Exide Industries Ltd is Rated Sell



Current Rating Overview


MarketsMOJO currently assigns Exide Industries Ltd a 'Sell' rating, reflecting a cautious stance on the stock. This rating indicates that investors should consider reducing exposure or avoiding new purchases at present, based on a comprehensive evaluation of the company’s quality, valuation, financial trends, and technical indicators. The rating was adjusted from a 'Strong Sell' to 'Sell' on 22 December 2025, with the Mojo Score improving slightly from 28 to 30. Despite this modest improvement, the overall outlook remains negative.



Quality Assessment


As of 14 January 2026, Exide Industries maintains a 'good' quality grade, signalling that the company has a stable operational foundation. Over the past five years, net sales have grown at a modest annual rate of 5.12%, while operating profit has increased at 7.92% annually. These figures suggest steady but unspectacular growth. However, recent quarterly results have shown signs of strain, with the September 2025 half-year reporting a return on capital employed (ROCE) of just 8.11%, which is relatively low for the sector. Additionally, the quarterly profit after tax (PAT) stood at ₹171.94 crores, marking an 18.9% decline compared to the previous four-quarter average. Operating profit before depreciation and interest (PBDIT) also hit a low of ₹391.42 crores in the same period. These indicators point to challenges in maintaining profitability momentum.



Valuation Considerations


The valuation grade for Exide Industries is currently 'expensive'. The stock trades at a price-to-book value of 2, which is a premium relative to its peers’ historical averages. This elevated valuation is not fully supported by the company’s financial performance, as reflected in a return on equity (ROE) of just 5.4%. Investors should note that despite the premium pricing, the stock has underperformed the broader market over the past year. Specifically, while the BSE500 index has delivered a 9.02% return in the last 12 months, Exide Industries has generated a negative return of -10.17%. This divergence highlights the risk of overpaying for a stock that is currently struggling to deliver growth and profitability.



Financial Trend Analysis


The financial trend for Exide Industries is rated 'negative'. The latest data as of 14 January 2026 shows a decline in profitability and subdued growth prospects. Over the past year, the company’s profits have fallen by 5.7%, and the stock price has declined by over 10%. The half-year results from September 2025 underline this trend, with key profitability metrics weakening. The company’s operating environment in the auto components and equipment sector remains challenging, with competitive pressures and cost inflation impacting margins. These factors contribute to the cautious financial outlook and justify the current 'Sell' rating.



Technical Outlook


From a technical perspective, Exide Industries is graded as 'bearish'. The stock has experienced consistent downward pressure, reflected in recent price movements. Over the last month, the stock has declined by 7.71%, and over three months by 12.17%. The one-week and one-day changes also show negative trends, with declines of 4.03% and 0.29% respectively as of 14 January 2026. This technical weakness suggests limited near-term upside and reinforces the recommendation to avoid initiating new positions at this time.

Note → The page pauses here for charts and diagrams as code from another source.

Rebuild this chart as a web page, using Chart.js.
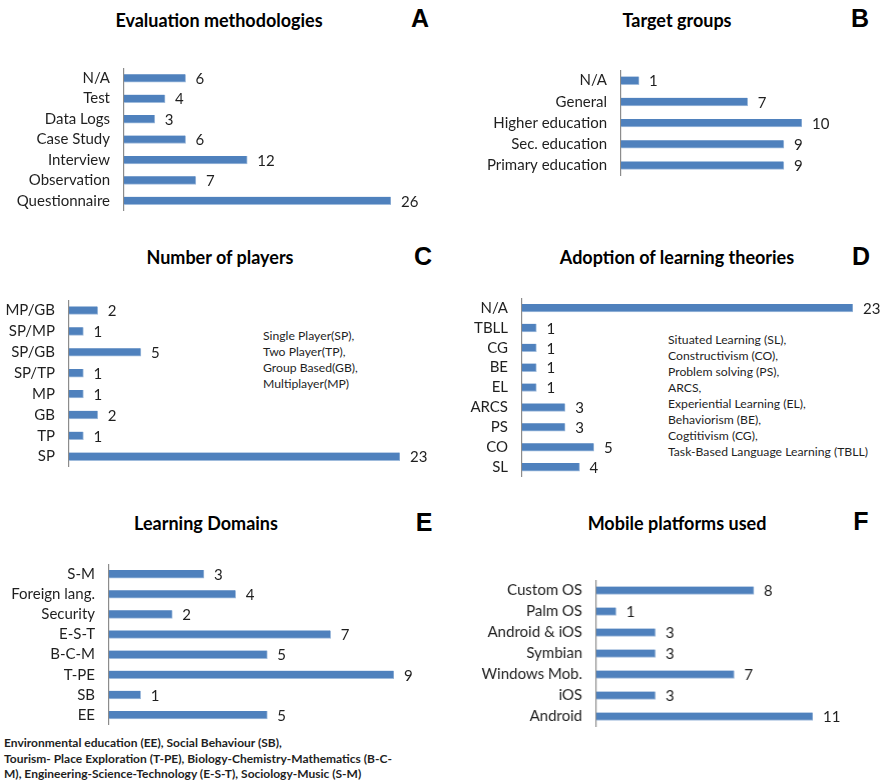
<!DOCTYPE html>
<html>
<head>
<meta charset="utf-8">
<script src="https://cdn.jsdelivr.net/npm/chart.js@4.4.1/dist/chart.umd.min.js"></script>
<style>
  html, body { margin: 0; padding: 0; background: #fff; }
  body { width: 884px; height: 784px; position: relative; overflow: hidden; font-family: Lato, "Open Sans", sans-serif; color: #1f1f1f; }
  .panel-canvas { position: absolute; }
  .title { position: absolute; width: 400px; text-align: center; font-weight: bold; font-size: 18px; line-height: 20px; color: #000; white-space: nowrap; }
  .letter { position: absolute; width: 30px; text-align: center; font-family: "Liberation Sans", Arial, sans-serif; font-weight: bold; font-size: 25px; line-height: 28px; color: #000; }
  .note { position: absolute; font-size: 12.2px; line-height: 16px; color: #1f1f1f; white-space: nowrap; }
  .foot { position: absolute; font-size: 12px; line-height: 15.5px; font-weight: bold; color: #1f1f1f; white-space: nowrap; }
</style>
</head>
<body>

<div class="title" style="left:19px; top:10px;">Evaluation methodologies</div>
<div class="letter" style="left:405px; top:4px;">A</div>
<div class="title" style="left:477px; top:10px;">Target groups</div>
<div class="letter" style="left:845px; top:4px;">B</div>
<div class="title" style="left:20px; top:247px;">Number of players</div>
<div class="letter" style="left:408px; top:242px;">C</div>
<div class="title" style="left:477px; top:247px;">Adoption of learning theories</div>
<div class="letter" style="left:846px; top:242px;">D</div>
<div class="title" style="left:6px; top:513px;">Learning Domains</div>
<div class="letter" style="left:409px; top:508px;">E</div>
<div class="title" style="left:477px; top:513px;">Mobile platforms used</div>
<div class="letter" style="left:846px; top:507px;">F</div>

<div class="note" style="left:263px; top:328px;">Single Player(SP),<br>Two Player(TP),<br>Group Based(GB),<br>Multiplayer(MP)</div>
<div class="note" style="left:668px; top:332px;">Situated Learning (SL),<br>Constructivism (CO),<br>Problem solving (PS),<br>ARCS,<br>Experiential Learning (EL),<br>Behaviorism (BE),<br>Cogtitivism (CG),<br>Task-Based Language Learning (TBLL)</div>
<div class="foot" style="left:4px; top:735px;">Environmental education (EE), Social Behaviour (SB),<br>Tourism- Place Exploration (T-PE), Biology-Chemistry-Mathematics (B-C-<br>M), Engineering-Science-Technology (E-S-T), Sociology-Music (S-M)</div>

<canvas id="chartA" class="panel-canvas"></canvas>
<canvas id="chartB" class="panel-canvas"></canvas>
<canvas id="chartC" class="panel-canvas"></canvas>
<canvas id="chartD" class="panel-canvas"></canvas>
<canvas id="chartE" class="panel-canvas"></canvas>
<canvas id="chartF" class="panel-canvas"></canvas>

<script>
// A: evaluation methodologies
const evalLabels = ['N/A', 'Test', 'Data Logs', 'Case Study', 'Interview', 'Observation', 'Questionnaire'];
const evalCounts = [6, 4, 3, 6, 12, 7, 26];

// B: target groups
const targetLabels = ['N/A', 'General', 'Higher education', 'Sec. education', 'Primary education'];
const targetCounts = [1, 7, 10, 9, 9];

// C: number of players
const playerLabels = ['MP/GB', 'SP/MP', 'SP/GB', 'SP/TP', 'MP', 'GB', 'TP', 'SP'];
const playerCounts = [2, 1, 5, 1, 1, 2, 1, 23];

// D: adoption of learning theories
const theoryLabels = ['N/A', 'TBLL', 'CG', 'BE', 'EL', 'ARCS', 'PS', 'CO', 'SL'];
const theoryCounts = [23, 1, 1, 1, 1, 3, 3, 5, 4];

// E: learning domains
const domainLabels = ['S-M', 'Foreign lang.', 'Security', 'E-S-T', 'B-C-M', 'T-PE', 'SB', 'EE'];
const domainCounts = [3, 4, 2, 7, 5, 9, 1, 5];

// F: mobile platforms used
const platformLabels = ['Custom OS', 'Palm OS', 'Android & iOS', 'Symbian', 'Windows Mob.', 'iOS', 'Android'];
const platformCounts = [8, 1, 3, 3, 7, 3, 11];

const BAR_BLUE = '#4F81BD';
const TEXT_FONT = 'Lato, "Open Sans", sans-serif';
const TEXT_SIZE = 15;

// Writes each bar's count just past its end
const valueLabels = {
  id: 'valueLabels',
  afterDatasetsDraw(chart) {
    const ctx = chart.ctx;
    const meta = chart.getDatasetMeta(0);
    const data = chart.data.datasets[0].data;
    ctx.save();
    ctx.font = TEXT_SIZE + 'px ' + TEXT_FONT;
    ctx.fillStyle = '#1f1f1f';
    ctx.textAlign = 'left';
    ctx.textBaseline = 'middle';
    meta.data.forEach((bar, i) => {
      ctx.fillText(String(data[i]), bar.x + 10, bar.y + 1);
    });
    ctx.restore();
  }
};

// box: canvas left/top/height, axisX: x of the category axis,
// unit: pixels per count, maxVal: value range, extra: room right of the bars
function drawPanel(id, labels, counts, box) {
  const canvas = document.getElementById(id);
  const axisOffset = box.axisX - box.left;
  const plotWidth = box.maxVal * box.unit;
  const width = axisOffset + plotWidth + box.extra;
  canvas.style.left = box.left + 'px';
  canvas.style.top = box.top + 'px';
  canvas.style.width = width + 'px';
  canvas.style.height = box.height + 'px';
  canvas.width = width;
  canvas.height = box.height;

  new Chart(canvas, {
    type: 'bar',
    data: {
      labels: labels,
      datasets: [{
        data: counts,
        backgroundColor: BAR_BLUE,
        borderColor: '#9fbbdc',
        borderWidth: { top: 0, left: 0, right: 1, bottom: 1 },
        borderSkipped: false,
        barThickness: 8
      }]
    },
    options: {
      indexAxis: 'y',
      responsive: false,
      maintainAspectRatio: false,
      animation: false,
      devicePixelRatio: 1,
      layout: { padding: { left: 0, top: 0, bottom: 0, right: box.extra } },
      plugins: { legend: { display: false }, tooltip: { enabled: false }, title: { display: false } },
      scales: {
        x: { display: false, min: 0, max: box.maxVal },
        y: {
          grid: { display: false, drawTicks: false },
          border: { display: true, color: '#8c8c8c', width: 1.2 },
          ticks: { autoSkip: false, padding: 14, color: '#1f1f1f', font: { family: TEXT_FONT, size: TEXT_SIZE } },
          afterFit(scale) {
            // fixed axis position; category band spans the full canvas height
            scale.width = axisOffset;
            scale.paddingTop = 0;
            scale.paddingBottom = 0;
          }
        }
      }
    },
    plugins: [valueLabels]
  });
}

drawPanel('chartA', evalLabels, evalCounts, { left: 0, top: 68, height: 143, axisX: 124, unit: 10.27, maxVal: 26, extra: 36 });
drawPanel('chartB', targetLabels, targetCounts, { left: 460, top: 70, height: 106, axisX: 621, unit: 18.1, maxVal: 10, extra: 36 });
drawPanel('chartC', playerLabels, playerCounts, { left: 0, top: 300, height: 167, axisX: 69, unit: 14.4, maxVal: 23, extra: 36 });
drawPanel('chartD', theoryLabels, theoryCounts, { left: 460, top: 298, height: 179, axisX: 522, unit: 14.4, maxVal: 23, extra: 30 });
drawPanel('chartE', domainLabels, domainCounts, { left: 0, top: 564, height: 161, axisX: 109, unit: 31.7, maxVal: 9, extra: 30 });
drawPanel('chartF', platformLabels, platformCounts, { left: 460, top: 580, height: 147, axisX: 596, unit: 19.7, maxVal: 11, extra: 36 });
</script>
</body>
</html>
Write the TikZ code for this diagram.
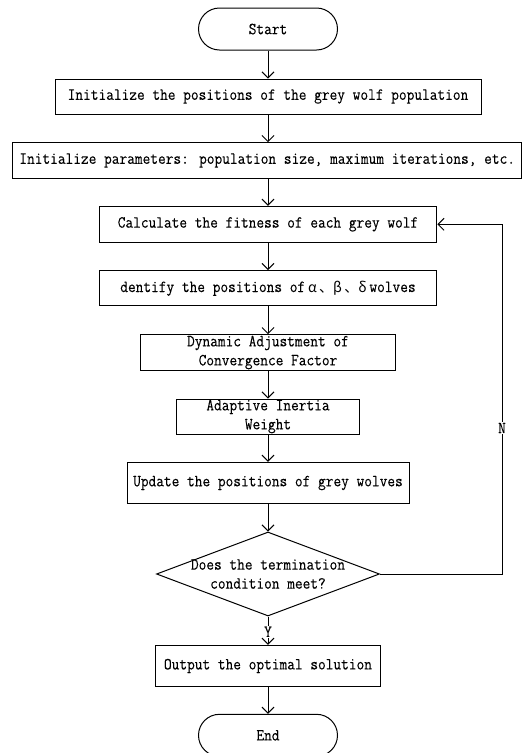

Implications for Investors


For investors, the 'Sell' rating on Exide Industries Ltd signals caution. The combination of expensive valuation, negative financial trends, and bearish technical indicators outweighs the company’s stable quality grade. While the stock has shown some improvement from a 'Strong Sell' rating, the current fundamentals do not support a positive outlook. Investors should carefully consider their portfolio exposure and monitor the company’s performance closely before making investment decisions.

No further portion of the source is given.